Proponho em médio prazo criarmos um Movimento Nacional de divulgação e promoção dos Sotaques do Choro Brasileiro. De início, vamos nos organizar em São Paulo, já conseguimos, através do clube do choro de Santos, a institucionalização oficial do dia 28 de junho – (data de nascimento do músico Garoto), como o dia Estadual do Choro.

Agora precisamos nos organizar para ampliar o mapeamento da produção paulista, e resgatar os vários registros da evolução do nosso “sotaque”, feitos ao longo de vários anos, por grandes amigos e parceiros.

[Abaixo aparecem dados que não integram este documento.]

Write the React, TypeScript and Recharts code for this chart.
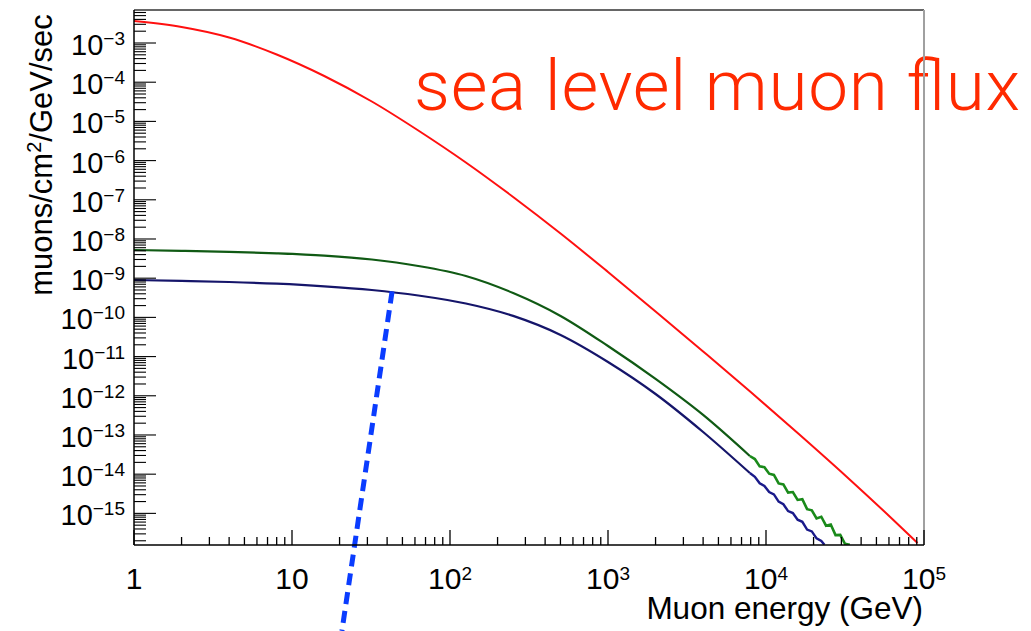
import { Customized, Line, LineChart, ReferenceLine, XAxis, YAxis } from "recharts"

// muon energy (GeV) samples
const redE = [1, 2, 4, 8, 16, 32, 63, 126, 251, 501, 1000, 2000, 4000, 8000, 16000, 32000, 63000, 91000]
const redFlux = [3.64e-3, 2.56e-3, 1.38e-3, 5.09e-4, 1.44e-4, 3.22e-5, 5.86e-6, 8.95e-7, 1.18e-7, 1.38e-8, 1.44e-9, 1.42e-10, 1.35e-11, 1.25e-12, 1.09e-13, 9.0e-15, 7.2e-16, 1.76e-16]

const curveE = [1, 2, 4, 8, 16, 32, 63, 126, 251, 501, 1000, 2000, 4000, 7900]
const greenFlux = [5.24e-9, 5.0e-9, 4.71e-9, 4.31e-9, 3.77e-9, 3.0e-9, 2.05e-9, 1.14e-9, 4.19e-10, 1.09e-10, 1.86e-11, 2.69e-12, 3.24e-13, 2.91e-14]
const blueFlux = [9.0e-10, 8.53e-10, 8.0e-10, 7.24e-10, 6.21e-10, 5.0e-10, 3.62e-10, 2.26e-10, 1.09e-10, 3.56e-11, 7.28e-12, 1.11e-12, 1.19e-13, 1.07e-14]

// noisy high-energy tails (low statistics)
const greenTailE = [7900, 8500, 9120, 9770, 10470, 11220, 12020, 12880, 13800, 14790, 15850, 16980, 18200, 19500, 20890, 22390, 23990, 25700, 27540, 29510, 31620, 33880]
const greenTailFlux = [2.91e-14, 2.43e-14, 1.58e-14, 1.51e-14, 1.03e-14, 9.6e-15, 5.8e-15, 5.5e-15, 3.4e-15, 3.5e-15, 2.2e-15, 2.3e-15, 1.28e-15, 1.2e-15, 7.4e-16, 8.2e-16, 4.85e-16, 5.2e-16, 2.8e-16, 2.83e-16, 1.67e-16, 1.57e-16]
const blueTailE = [7900, 8500, 9120, 9770, 10470, 11220, 12020, 12880, 13800, 14790, 15850, 16980, 18200, 19500, 20890, 22390, 23440]
const blueTailFlux = [1.07e-14, 8.6e-15, 5.85e-15, 5.0e-15, 3.49e-15, 3.06e-15, 1.99e-15, 1.71e-15, 1.14e-15, 1.02e-15, 6.9e-16, 6.1e-16, 3.86e-16, 3.47e-16, 2.31e-16, 1.98e-16, 1.58e-16]

const xDecades = [0, 1, 2, 3, 4, 5]
const yDecades = [-16, -15, -14, -13, -12, -11, -10, -9, -8, -7, -6, -5, -4, -3]
const xDomain = [1, 1e5]
const yDomain = [1.56e-16, 6.95e-3]

// dashed cut line, energy/flux of its two ends
const cutLine = [
  { x: 43, y: 4.6e-10 },
  { x: 20.7, y: 1e-18 },
]

const FONT = "'Liberation Sans', Arial, Helvetica, sans-serif"

const toRows = (xs: number[], ys: number[]) => ys.map((y, i) => ({ e: xs[i], f: y }))

// decade + 2..9 minor ticks inside the domain
function logTicks(decades: number[], lo: number, hi: number) {
  const out: number[] = []
  decades.forEach((d) => {
    for (let m = 1; m <= 9; m++) {
      const v = m * Math.pow(10, d)
      if (v >= lo * 0.999 && v <= hi * 1.001) out.push(v)
    }
  })
  return out
}

const isDecade = (v: number) => {
  const lg = Math.log10(v)
  return Math.abs(lg - Math.round(lg)) < 1e-6
}

function XTick(props: any) {
  const { x, y, payload } = props
  const v = payload.value
  const major = isDecade(v)
  const p = Math.round(Math.log10(v))
  return (
    <g>
      <line x1={x} x2={x} y1={y} y2={y - (major ? 15 : 8)} stroke="#000" strokeWidth={1.3} />
      {major && (
        <text x={x} y={y + 44} textAnchor="middle" fontSize={30} fontFamily={FONT} fill="#000">
          {p === 0 ? "1" : "10"}
          {p > 1 && (
            <tspan dy={-9} fontSize={19}>
              {p}
            </tspan>
          )}
        </text>
      )}
    </g>
  )
}

function YTick(props: any) {
  const { x, y, payload } = props
  const v = payload.value
  const major = isDecade(v)
  const p = Math.round(Math.log10(v))
  return (
    <g>
      <line x1={x} x2={x + (major ? 22 : 12)} y1={y} y2={y} stroke="#000" strokeWidth={1.1} />
      {major && p >= -15 && (
        <text x={x - 9} y={y + 12} textAnchor="end" fontSize={29} fontFamily={FONT} fill="#000">
          10
          <tspan dy={-10} fontSize={19}>
            {"\u2212" + Math.abs(p)}
          </tspan>
        </text>
      )}
    </g>
  )
}

function Titles() {
  return (
    <g fontFamily={FONT}>
      <text
        x={414}
        y={110}
        fontSize={71}
        fontWeight={300}
        fontFamily="Roboto, 'Liberation Sans', sans-serif"
        textLength={606}
        lengthAdjust="spacing"
        fill="#ff2a00"
      >
        sea level muon flux
      </text>
      <text x={923} y={619} fontSize={31.5} textAnchor="end" fill="#000">
        Muon energy (GeV)
      </text>
      <text x={52} y={155} fontSize={31} textAnchor="middle" fill="#000" transform="rotate(-90 52 155)">
        muons/cm
        <tspan dy={-11} fontSize={20}>
          2
        </tspan>
        <tspan dy={11}>/GeV/sec</tspan>
      </text>
    </g>
  )
}

export default function App() {
  return (
    <div style={{ position: "absolute", left: 0, top: 0, background: "#fff" }}>
      <LineChart width={1031} height={631} margin={{ top: 10, right: 107, bottom: 0, left: 0 }}>
        <XAxis
          dataKey="e"
          type="number"
          scale="log"
          domain={xDomain}
          allowDataOverflow
          ticks={logTicks(xDecades, xDomain[0], xDomain[1])}
          interval={0}
          tickSize={0}
          tickMargin={0}
          tickLine={false}
          tick={XTick}
          height={86}
          axisLine={{ stroke: "#000", strokeWidth: 1.5 }}
        />
        <YAxis
          dataKey="f"
          type="number"
          scale="log"
          domain={yDomain}
          allowDataOverflow
          ticks={logTicks(yDecades, yDomain[0], yDomain[1])}
          interval={0}
          tickSize={0}
          tickMargin={0}
          tickLine={false}
          tick={YTick}
          width={134}
          axisLine={{ stroke: "#000", strokeWidth: 1.5 }}
        />
        <ReferenceLine y={yDomain[1]} stroke="#333" strokeWidth={1.5} />
        <ReferenceLine x={xDomain[1]} stroke="#a0a0a0" strokeWidth={2} />
        <Line data={toRows(redE, redFlux)} dataKey="f" type="monotone" stroke="#ff1010" strokeWidth={2} dot={false} isAnimationActive={false} />
        <Line data={toRows(curveE, greenFlux)} dataKey="f" type="monotone" stroke="#105a14" strokeWidth={2.2} dot={false} isAnimationActive={false} />
        <Line data={toRows(greenTailE, greenTailFlux)} dataKey="f" type="linear" stroke="#1a8a1a" strokeWidth={2.6} dot={false} isAnimationActive={false} />
        <Line data={toRows(curveE, blueFlux)} dataKey="f" type="monotone" stroke="#15156a" strokeWidth={2.2} dot={false} isAnimationActive={false} />
        <Line data={toRows(blueTailE, blueTailFlux)} dataKey="f" type="linear" stroke="#1a1a8a" strokeWidth={2.4} dot={false} isAnimationActive={false} />
        <ReferenceLine segment={cutLine} ifOverflow="visible" stroke="#0a3cff" strokeWidth={5} strokeDasharray="12 7" />
        <Customized component={<Titles />} />
      </LineChart>
    </div>
  )
}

Temos como alguns exemplos as 60 horas captadas por Roberta Valente, Yves Finzetto e Beto Mendonça durante as gravações do CD Panorama do Choro, as milhares de partituras, áudios e vídeos dos diversos compositores chorões de São Paulo, as gravações de áudio caseiras da produtora Mariza Ramos, que faz um recorte de mais de 10 anos de rodas de choro particulares, ocorridas em casas de amigos e bares nos períodos de 96 a 05. As milhares de horas de registro em vídeo de chorões do Brasil inteiro captadas com investimento próprio pela produtora paulista Cris Canner e outros registros da cineasta Patrícia Francisco; enfim, temos muito material bruto para difundir a nosso produção contemporânea.

Sempre em busca de parceiros para divulgar e promover a diversidade dos Sotaques do Choro e principalmente a produção contemporânea do Choro paulista.